EXERCISE DESCRIPTION — Quote word for word the lines below, beginning with the first and ending with the one that has "from bokeh.resources import INLINE". Drop the pictures.
** start of INFORMATION SUPPLIED **
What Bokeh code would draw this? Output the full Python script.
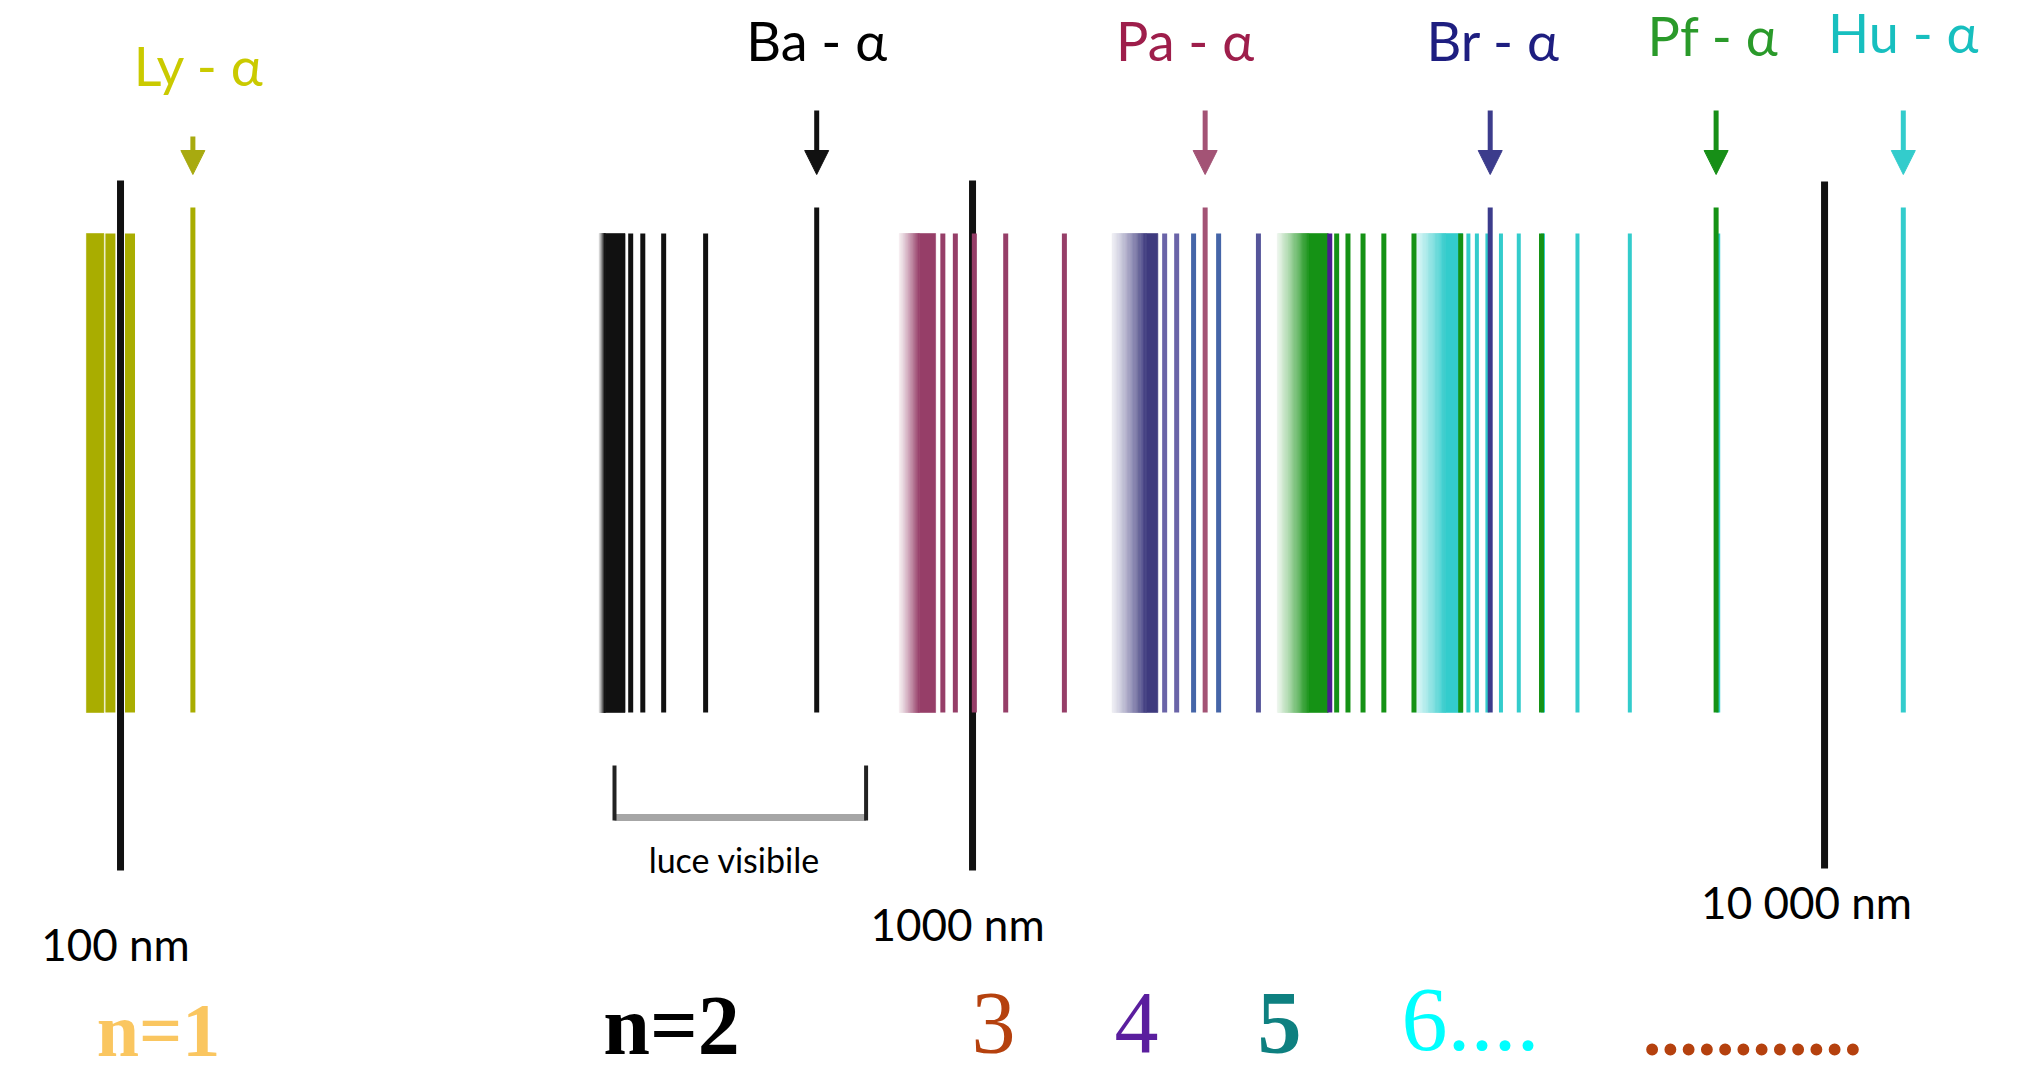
import numpy as np
from bokeh.plotting import figure
from bokeh.models import Range1d, LinearScale, Arrow, NormalHead, ColumnDataSource
from bokeh.core.properties import value
from bokeh.embed import file_html
from bokeh.resources import INLINE

# ---------------- data (wavelengths in nm) ----------------
series_labels = ["Ly - α", "Ba - α", "Pa - α", "Br - α", "Pf - α", "Hu - α"]
alpha_nm = [121.6, 656.3, 1875.1, 4051.2, 7459.9, 12371.9]
ly_lines = [102.6, 97.3]
ba_lines = [486.1, 434.0, 410.2, 397.0]
pa_lines = [1281.8, 1093.8, 1004.9, 954.6, 922.9]
br_lines = [2625.9, 2165.5, 1944.6, 1817.4, 1736.2, 1680.7]
pf_lines = [4653.8, 3740.6, 3297.0, 3039.2, 2873.0, 2758.3, 2675.3]
hu_lines = [7502.5, 5908.2, 5128.7, 4672.5, 4376.4, 4170.7, 4020.9, 3908.0, 3819.4]
band_start = [91.2, 364.6, 820.4, 1458.0, 2279.0, 3282.0]
band_solid = [91.2, 370.5, 866.0, 1600.0, 2480.0, 3590.0]
band_end = [95.6, 391.0, 905.0, 1650.0, 2615.0, 3760.0]
ref_nm = [100, 1000, 10000]
ref_labels = ["100 nm", "1000 nm", "10 000 nm"]
visible_nm = [380, 750]
visible_label = "luce visibile"
level_labels = ["n=1", "n=2", "3", "4", "5", "6....", "............"]

# ---------------- styles ----------------
label_colors = ["#CACA00", "#000000", "#9E1E4B", "#1E1E80", "#2A9A2A", "#17BFBF"]
line_colors = ["#A9AD00", "#111111", "#963E68", "#3E3A7E", "#159215", "#33CCCC"]
arrow_colors = ["#A8AA10", "#111111", "#A35375", "#3C3C8C", "#178F17", "#33CCCC"]
br_line_colors = ["#4B1E8E", "#55559A", "#4565A8", "#4565A8", "#6A64A8", "#6A64A8"]
FONT = "Lato"
SANS_SHIFT = 0.40   # baseline correction (fraction of font size)
SERIF_SHIFT = 0.36

W, H = 2029, 1075
p = figure(width=W, height=H, x_axis_type="log",
           x_range=Range1d(72.30, 17400.0), y_range=Range1d(H, 0),
           output_backend="svg", toolbar_location=None, min_border=0,
           x_axis_location=None, y_axis_location=None,
           outline_line_color=None, background_fill_color="white",
           border_fill_color="white")
p.xgrid.visible = False
p.ygrid.visible = False
p.extra_x_ranges = {"px": Range1d(0, W)}
p.extra_x_scales = {"px": LinearScale()}

LINE_TOP, LINE_BOT, ALPHA_TOP = 233, 712, 207


def blend(hexc, a):
    c = np.array([int(hexc[i:i + 2], 16) for i in (1, 3, 5)], dtype=float)
    m = 255 * (1 - a) + c * a
    return "#%02x%02x%02x" % tuple(int(round(v)) for v in m)


def draw_band(k):
    s, so, e, col = band_start[k], band_solid[k], band_end[k], line_colors[k]
    left, right, colors = [], [], []
    n = 28
    if so > s:
        edges = s * (so / s) ** (np.arange(n + 1) / n)
        for i in range(n):
            t = (i + 0.5) / n
            left.append(edges[i]); right.append(edges[i + 1])
            colors.append(blend(col, 0.08 + 0.92 * t ** 1.2))
    left.append(so); right.append(e); colors.append(col)
    p.quad(left=left, right=right, top=LINE_TOP, bottom=LINE_BOT,
           fill_color=colors, line_color=colors, line_width=0.6)


def draw_lines(k, lines, colors=None, width=5, alpha_width=5):
    cols = colors if colors is not None else [line_colors[k]] * len(lines)
    p.segment(x0=lines, x1=lines, y0=[LINE_TOP] * len(lines), y1=[LINE_BOT] * len(lines),
              line_color=cols, line_width=width)
    p.segment(x0=[alpha_nm[k]], x1=[alpha_nm[k]], y0=[ALPHA_TOP], y1=[LINE_BOT],
              line_color=arrow_colors[k] if k in (2, 3) else line_colors[k],
              line_width=alpha_width)


# Lyman
draw_band(0)
draw_lines(0, ly_lines, width=10, alpha_width=5)

# reference black marks
p.segment(x0=ref_nm, x1=ref_nm, y0=[180, 180, 181], y1=[870, 870, 868],
          line_color="#111111", line_width=7)

# other series, back to front
draw_band(5); draw_lines(5, hu_lines, width=4)
draw_band(4); draw_lines(4, pf_lines, width=5)
draw_band(3); draw_lines(3, br_lines, colors=br_line_colors, width=5)
draw_band(2); draw_lines(2, pa_lines, width=5)
draw_band(1); draw_lines(1, ba_lines, width=5)

# arrows above alpha lines
for k, nm in enumerate(alpha_nm):
    c = arrow_colors[k]
    p.add_layout(Arrow(end=NormalHead(size=24, fill_color=c, line_color=c, line_width=1),
                       x_start=nm, y_start=136 if k == 0 else 110,
                       x_end=nm, y_end=174, line_color=c, line_width=5))

# series labels
lab_size = 54
lab_src = ColumnDataSource(dict(x=alpha_nm,
                                y=[b - SANS_SHIFT * lab_size for b in [87, 62, 62, 62, 57, 54]],
                                text=series_labels, color=label_colors,
                                dx=[6, 0, -20, 3, -3, 0]))
p.text(x="x", y="y", text="text", text_color="color", x_offset="dx", source=lab_src,
       text_font=value(FONT), text_font_size=f"{lab_size}px", text_align="center",
       text_baseline="alphabetic")

# reference labels
ref_size = 44
ref_src = ColumnDataSource(dict(x=ref_nm,
                                y=[b - SANS_SHIFT * ref_size for b in [961, 941, 919]],
                                text=ref_labels, dx=[-5, -15, -18]))
p.text(x="x", y="y", text="text", x_offset="dx", source=ref_src, text_color="#000000",
       text_font=value(FONT), text_font_size=f"{ref_size}px", text_align="center",
       text_baseline="alphabetic")

# visible light bracket
p.segment(x0=[visible_nm[0]], x1=[visible_nm[1]], y0=[817], y1=[817],
          line_color="#A6A6A6", line_width=7)
p.segment(x0=visible_nm, x1=visible_nm, y0=[765, 765], y1=[820, 820],
          line_color="#222222", line_width=4)
vis_size = 34
p.text(x=[np.sqrt(visible_nm[0] * visible_nm[1])], y=[873 - SANS_SHIFT * vis_size],
       text=[visible_label], x_offset=-6,
       text_color="#000000", text_font=value(FONT), text_font_size=f"{vis_size}px",
       text_align="center", text_baseline="alphabetic")

# energy level labels (bottom row), positioned in page pixels
lev_x = [158, 671, 993, 1136, 1279, 1470, 1752]
lev_base = [1057, 1055, 1054, 1054, 1054, 1053, 1056]
lev_col = ["#FAC660", "#000000", "#B5410E", "#5A1E9E", "#0E8080", "#00FFFF", "#B5410E"]
lev_size = [76, 84, 88, 88, 88, 92, 73]
lev_style = ["bold", "bold", "normal", "normal", "bold", "normal", "bold"]
for i, t in enumerate(level_labels):
    p.text(x=[lev_x[i]], y=[lev_base[i] - SERIF_SHIFT * lev_size[i]], text=[t],
           x_range_name="px",
           text_color=lev_col[i], text_font=value("Liberation Serif"),
           text_font_size=f"{lev_size[i]}px", text_font_style=lev_style[i],
           text_align="center", text_baseline="alphabetic")

open("out.html", "w").write(file_html(p, INLINE))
** end of INFORMATION SUPPLIED **
EXERCISE RESPONSE —
What Bokeh code would draw this? Output the full Python script.
import numpy as np
from bokeh.plotting import figure
from bokeh.models import Range1d, LinearScale, Arrow, NormalHead, ColumnDataSource
from bokeh.core.properties import value
from bokeh.embed import file_html
from bokeh.resources import INLINE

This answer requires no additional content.